Ce dernier est non seulement du PS et maire, comme Dias, mais il est en plus habitant de Sacré Cœur depuis 1982. C’est donc fort de ces casquettes qu’il se propose en médiateur de la crise entre "son" maire et ses voisins. Son objectif : montrer à ses voisins qui ne le voient pas encore la pertinence du projet de la commune de Mermoz-Sacré Cœur. "Le projet concilie deux besoins essentiels : il n’ y a pas de marché ici, nos femmes vont à Casino et on n’acceptera pas qu’on nous mette des cantines ici. Maintenant, dans le cadre de la gestion inclusive et participative, nous devons parler aux populations", suggère Khalifa Sall. Qui semble pencher pour une solution tenant compte des préoccupations des populations de Sacré Cœur. Lesquelles, dit-on, n’écartent pas totalement le projet de Barthélémy Dias, mais proposent que le terrain en question soit divisé en deux parties. Une partie pour la distraction, une autre pour les affaires.
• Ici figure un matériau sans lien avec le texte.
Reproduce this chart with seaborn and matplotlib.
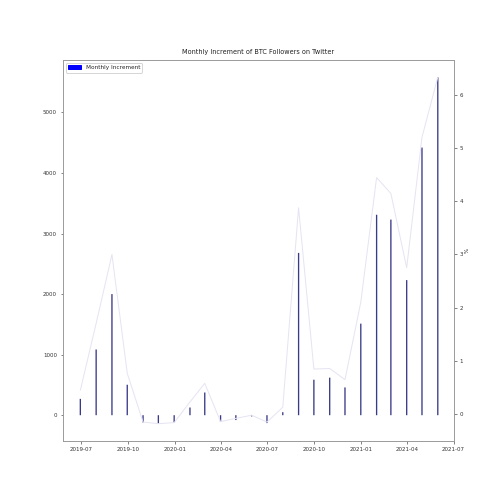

Dans cette optique, le maire de Dakar estime qu’une intervention de l’autorité n’est pas nécessaire. Il assure que l’édile de la commune et ses mandants peuvent trouver une solution.
Procès de l’Acte 3
Le projet de Dias comprend deux volets. Un supermarché devrait être érigé sur une superficie de 300 m2. Pour cela la mairie a cédé le terrain à la société bénéficiaire contre un loyer annuel, déjà versé, de 80 millions de francs Cfa sur 5 ans. À côté du supermarché, une société dénommée "37.5" occupera l’espace pour deux ans moyennant un loyer annuel de 50 millions de francs, également déjà réglés. Le site accueillera aussi, d’après Dias, une salle de spectacle modulable, des terrains de basket, football, handball, un parking et une aire pour les enfants. Un projet qu’il n’est pas, de l’avis du maire, "raisonnable, acceptable, envisageable" d’arrêter.
À Mermoz-Sacré Cœur comme pour l’aménagement de la Place de l’Indépendance, l’opposition entre autorités locales et l’autorité centrale pose la question de la primauté entre la légalité et la légitimité. Des notions pas forcément antinomiques, mais dont le ménage est souvent traversé de soubresauts. Surtout lorsque le prétexte de la défense des intérêts des populations cache mal les calculs politiciens des protagonistes éventuels. Gestion des ordures de la capitale, emprunt obligataire de la maire de Dakar, salaires des personnels des collectivités locales...
Selon Bok gis gis de l’ancien maire de Dakar Pape Diop les polémiques suscitées par ces différentes affaires constituent "un signe de l’échec de l’Acte 3". Lequel, ajoute le comité directeur de ce parti, n’a pas été conçu par le pouvoir de Macky Sall pour renforcer la décentralisation, mais plutôt pour "s’assurer une réélection en 2017 ou en 2019". C’est peut-être réduire la réforme à sa plus simple expression que de défendre cette position, mais Pape Diop et Cie n’ont vraisemblablement pas totalement tort. Surtout que les tensions entre gouvernement et élus se multiplient et deviennent de plus en plus vives dans un contexte pré-électoral avec à l’horizon les Législatives et la Présidentielle.